Asians do this and Brits do that. That’s the territory of Malaysian comic Nigel Ng’s maiden hour, which made waves on the Edinburgh fringe in 2019. You can see why: Ng’s smooth and confident crosscultural comedy easily sustains for an hour and has primetime written all over it. It is also overfamiliar and not very adventurous – but Ng’s audience will likely be chuckling too much to mind that.
The formula is established early, as our host itemises some quirk of British behaviour, then imagines an east Asian parallel. (“Can you imagine if we did that?!”) Ng, who has lived in the US, brings an American style to his standup: he is slick, smiling and unstinting on gags, which address spicy Asian food, drinkable European tap water and the alarming spectacle of white women on prosecco. Stereotypes are held close, as he discusses the British obsession with weather and imagines himself a “tiger parent” coaching his stripper daughter – queasily enough.

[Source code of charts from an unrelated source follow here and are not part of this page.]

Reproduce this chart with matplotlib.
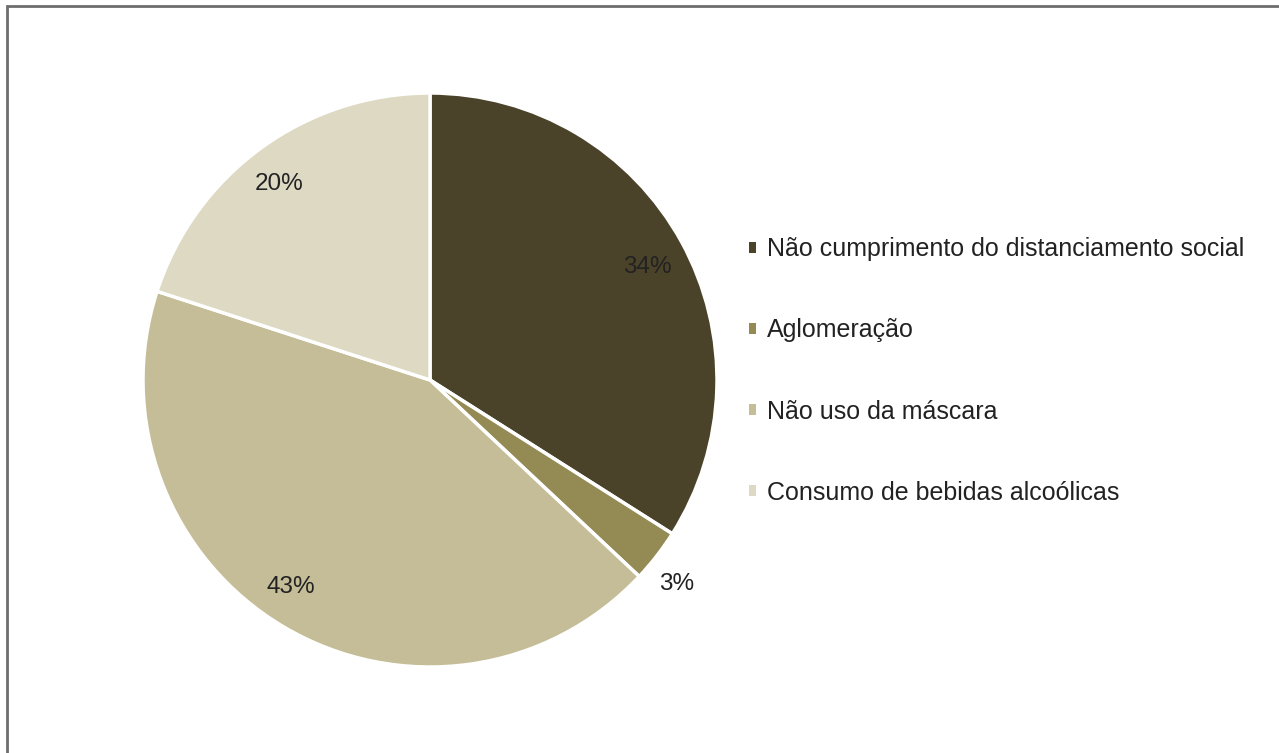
import matplotlib.pyplot as plt
import numpy as np
from matplotlib.patches import Rectangle, Patch

plt.rcParams['font.family'] = ['Liberation Sans', 'DejaVu Sans']

# --- dados ---
categorias = ["Não cumprimento do distanciamento social",
              "Aglomeração",
              "Não uso da máscara",
              "Consumo de bebidas alcoólicas"]
valores = [34, 3, 43, 20]
cores = ["#4a4229", "#948a54", "#c4bd97", "#ddd9c3"]

# posição dos rótulos (distância relativa ao raio, desvio angular em graus)
dist_rotulo = [0.853, 1.113, 0.867, 0.86]
desvio_rotulo = [-1.2, -1.8, -3.3, 1.6]

fig = plt.figure(figsize=(12.79, 7.53), dpi=100)

# moldura cinza (cantos direito/inferior saem da imagem)
fig.patches.append(Rectangle((7 / 1279, -0.05), 1.2, (753 - 6) / 753 + 0.05,
                             transform=fig.transFigure, fill=False,
                             edgecolor="#6e6e6e", linewidth=2))

# eixo quadrado para a pizza: centro (430, 380), raio 287 px
cx, cy, r = 430, 380, 287
ax = fig.add_axes([(cx - r) / 1279, (753 - cy - r) / 753, 2 * r / 1279, 2 * r / 753])

wedges, _, autotexts = ax.pie(
    valores, colors=cores, startangle=90, counterclock=False,
    autopct="%1.0f%%", pctdistance=0.855, labels=[""] * 4,
    wedgeprops=dict(edgecolor="white", linewidth=2.5),
    textprops=dict(fontsize=17.5, color="#222222"))

# reposiciona os rótulos como no original (o de 3% fica fora da fatia)
for w, t, d, off in zip(wedges, autotexts, dist_rotulo, desvio_rotulo):
    ang = np.radians((w.theta1 + w.theta2) / 2 + off)
    t.set_position((d * np.cos(ang), d * np.sin(ang)))

ax.set_xlim(-1, 1)
ax.set_ylim(-1, 1)
ax.set_aspect("equal")

handles = [Patch(facecolor=c, edgecolor="none") for c in cores]
fig.legend(handles, categorias, loc="center left", bbox_to_anchor=(726 / 1279, 1 - 371 / 753),
           frameon=False, fontsize=18, handlelength=0.3, handleheight=0.3,
           handletextpad=0.45, labelspacing=2.29, labelcolor="#222222")

plt.savefig("out.png", dpi=100)
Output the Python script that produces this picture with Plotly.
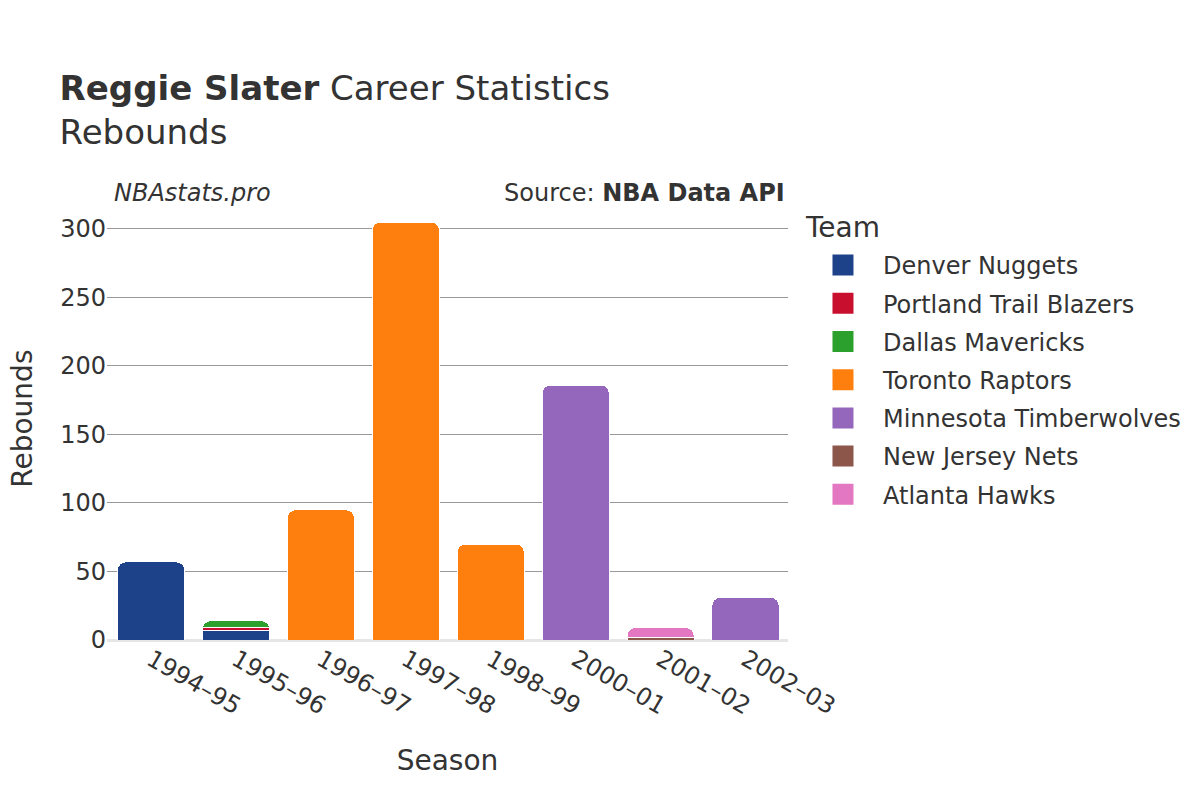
import plotly.graph_objects as go

seasons = ["1994–95", "1995–96", "1996–97", "1997–98", "1998–99", "2000–01", "2001–02", "2002–03"]

teams = [
    "Denver Nuggets",
    "Portland Trail Blazers",
    "Dallas Mavericks",
    "Toronto Raptors",
    "Minnesota Timberwolves",
    "New Jersey Nets",
    "Atlanta Hawks",
]

team_colors = ["#1d428a", "#c8102e", "#2ca02c", "#ff7f0e", "#9467bd", "#8c564b", "#e377c2"]

# rebounds per season for each team (None = did not play there)
denver = [57, 7, None, None, None, None, None, None]
portland = [None, 2, None, None, None, None, None, None]
dallas = [None, 5, None, None, None, None, None, None]
toronto = [None, None, 95, 305, 70, None, None, None]
minnesota = [None, None, None, None, None, 186, None, 31]
new_jersey = [None, None, None, None, None, None, 2, None]
atlanta = [None, None, None, None, None, None, 7, None]

team_values = [denver, portland, dallas, toronto, minnesota, new_jersey, atlanta]

font_family = "DejaVu Sans"
text_color = "#333333"

fig = go.Figure()
for name, color, vals in zip(teams, team_colors, team_values):
    fig.add_trace(go.Bar(
        x=seasons,
        y=vals,
        name=name,
        legendgroup=name,
        showlegend=False,
        marker=dict(color=color, line=dict(color="white", width=1)),
    ))

# legend entries with bigger swatches
for name, color in zip(teams, team_colors):
    fig.add_trace(go.Scatter(
        x=[seasons[0]],
        y=[None],
        mode="markers",
        name=name,
        legendgroup=name,
        marker=dict(symbol="square", size=16, color=color,
                    line=dict(color=color, width=5)),
        hoverinfo="skip",
    ))

fig.update_layout(
    barmode="stack",
    barcornerradius=8,
    bargap=0.21,
    width=1200,
    height=800,
    plot_bgcolor="white",
    paper_bgcolor="white",
    font=dict(family=font_family, color=text_color, size=24),
    title=dict(
        text="<b>Reggie Slater</b> Career Statistics<br>Rebounds",
        x=0.043,
        xanchor="left",
        y=0.885,
        yanchor="top",
        font=dict(size=34, color=text_color),
    ),
    margin=dict(l=99, r=420, t=200, b=168),
    legend=dict(
        font=dict(size=24),
        traceorder="grouped",
        x=1.022,
        xanchor="left",
        y=0.919,
        yanchor="top",
        itemwidth=70,
        tracegroupgap=4,
    ),
    xaxis=dict(
        title=dict(text="Season", font=dict(size=28), standoff=30),
        tickangle=30,
        tickfont=dict(size=24),
        showgrid=False,
        showline=False,
        ticks="",
        automargin=False,
    ),
    yaxis=dict(
        range=[0, 315.3],
        tickvals=[0, 50, 100, 150, 200, 250, 300],
        tickfont=dict(size=24),
        showgrid=True,
        gridcolor="#999999",
        gridwidth=1,
        zeroline=True,
        zerolinecolor="#e6e6e6",
        zerolinewidth=3,
        ticks="",
        automargin=False,
    ),
    annotations=[
        dict(
            text="Rebounds",
            xref="paper", yref="paper",
            x=-0.1235, y=0.512, xanchor="center", yanchor="middle",
            textangle=-90,
            showarrow=False,
            font=dict(size=28, color=text_color),
        ),
        dict(
            text="Team",
            xref="paper", yref="paper",
            x=1.0216, y=0.956, xanchor="left", yanchor="middle",
            showarrow=False,
            font=dict(size=28, color=text_color),
        ),
        dict(
            text="<i>NBAstats.pro</i>",
            xref="paper", yref="paper",
            x=0.007, y=1.0, xanchor="left", yanchor="bottom",
            yshift=-1,
            showarrow=False,
            font=dict(size=24, color=text_color),
        ),
        dict(
            text="Source: <b>NBA Data API</b>",
            xref="paper", yref="paper",
            x=0.998, y=1.0, xanchor="right", yanchor="bottom",
            yshift=-1,
            showarrow=False,
            font=dict(size=24, color=text_color),
        ),
    ],
)

fig.write_html("out.html")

That is not the only graceless note struck in Culture Shocked, and occasionally – as with the routine about Asian-style child discipline – the cliches grate. But Ng usually has a new angle on these well-worn subjects, as with the airport security skit that finds him flaunting a neck pillow to prove he’s no down-at-heel refugee. The weak material – on Malaysian Airlines, say – is eclipsed by the strong, such as the adroit gags about Asian v British treatment of dogs, and Asian v British attitudes towards food allergies.
He’s good with the crowd, too, soliciting backup from fellow east Asians as he cracks wise about hole-in-the-floor toilets and how not to cook rice. No distinctive worldview emerges, but Ng delivers a swaggeringly efficient hour of culture-clash standup.
• At Soho theatre, London, until 8 February, and on 19 February.